Теперь на месте домика, где жили Мандельштамы, большой дом и сад работников обкома партии. Все заасфальтировано, тополь, конечно, уничтожен: слишком он привольно жил.
В комнату Мандельштамов можно было попасть через маленькую покосившуюся переднюю. Налево вела дверь к ним, а прямо — к хозяевам. Комната была темноватая, два небольших окна в глубоких нишах освещали ее плохо, а тут еще затенял тополь. Одно окно выходило на площадку, другое во двор, и Осипа Эмильевича по утрам изводил петух, который с ранней зари начинал кукарекать прямо в окно (окна были на полметра от земли). Петух настолько надоедал Осипу Эмильевичу, что он даже об этом писал Надежде Яковлевне, уехавшей по делам в Москву: «Я тебе петуха-красавца покажу, который восклицает триста раз от четырех до шести утра. И котенок Пушок всюду бегает. И вербочки зеленые…»

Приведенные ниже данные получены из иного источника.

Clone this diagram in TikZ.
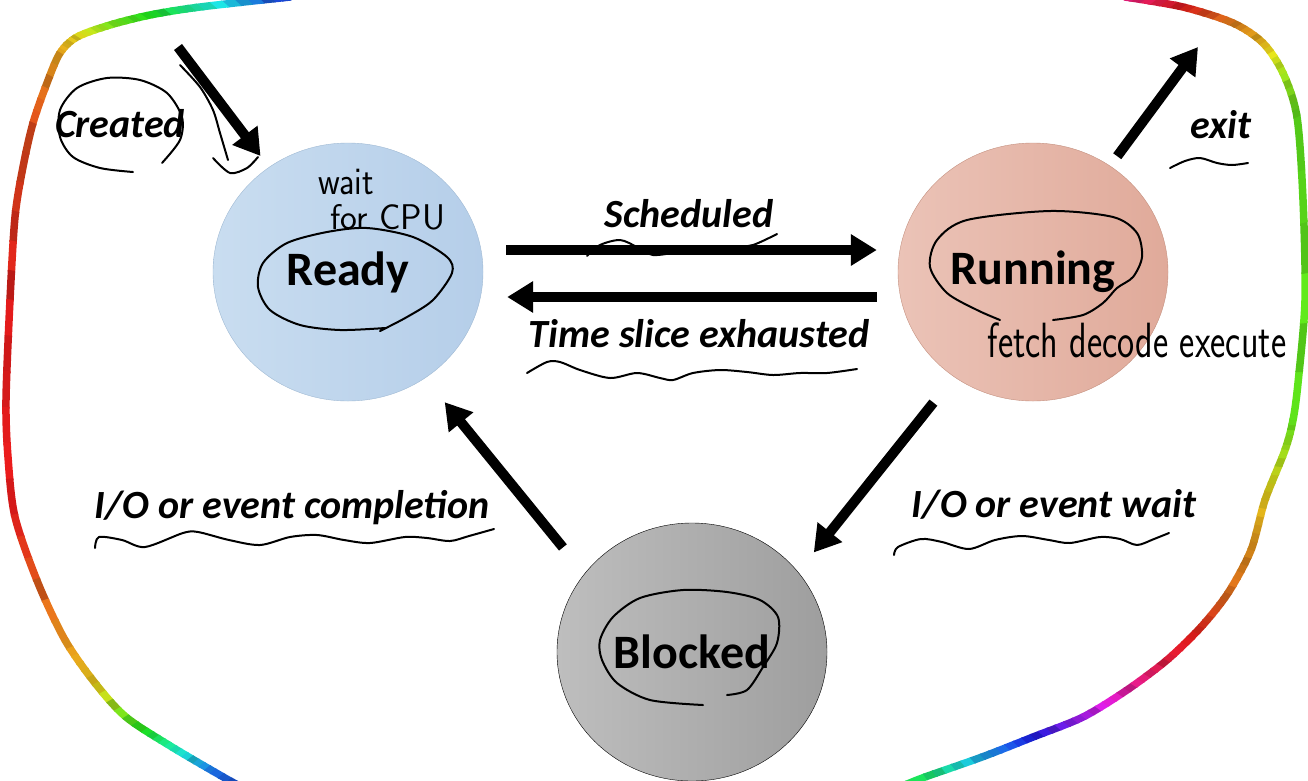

Во втором письме, написанном через несколько дней, — опять петух: «Дней десять назад я поссорился с хозяйкой (я кричал о петухе в пространство: она приняла на свой счет. Очень деликатно, но все же говорила кислые слова) из-за петуха. Все это забыто. Деликатность удивительная. Денег не брали. Терпенье сверх меры. По поводу нападения курицы на маму. Никакой царапины нет. Шрам заживает. Черт знает какой вздор пишу! Гоголь такого не выдумает!..»
Убранством комната мало отличалась от прежней: две кровати, стол, какой-то нелепый длинный черный шкаф, очевидно, книжный, и старая, обитая дерматином кушетка, которая стояла почему-то почти посередине комнаты. На ней всегда было холодно и неуютно. Так как стол был единственный, то на нем лежали и книги и бумаги, стояли дымковские игрушки (их любила Надежда Яковлевна) и кое-какая посуда. В шкафу действительно хранились те немногие книги, с которыми Осип Эмильевич не расставался. Помню старинное издание на итальянском языке его любимой «Божественной комедии» Данте в кожаном переплете с застежками, сонеты Петрарки, тоже в подлиннике; на немецком языке Клейст, о котором написано замечательное стихотворение «К немецкой речи»[79], стихи Новалиса, альбомы живописи и архитектуры и еще какие-то книги.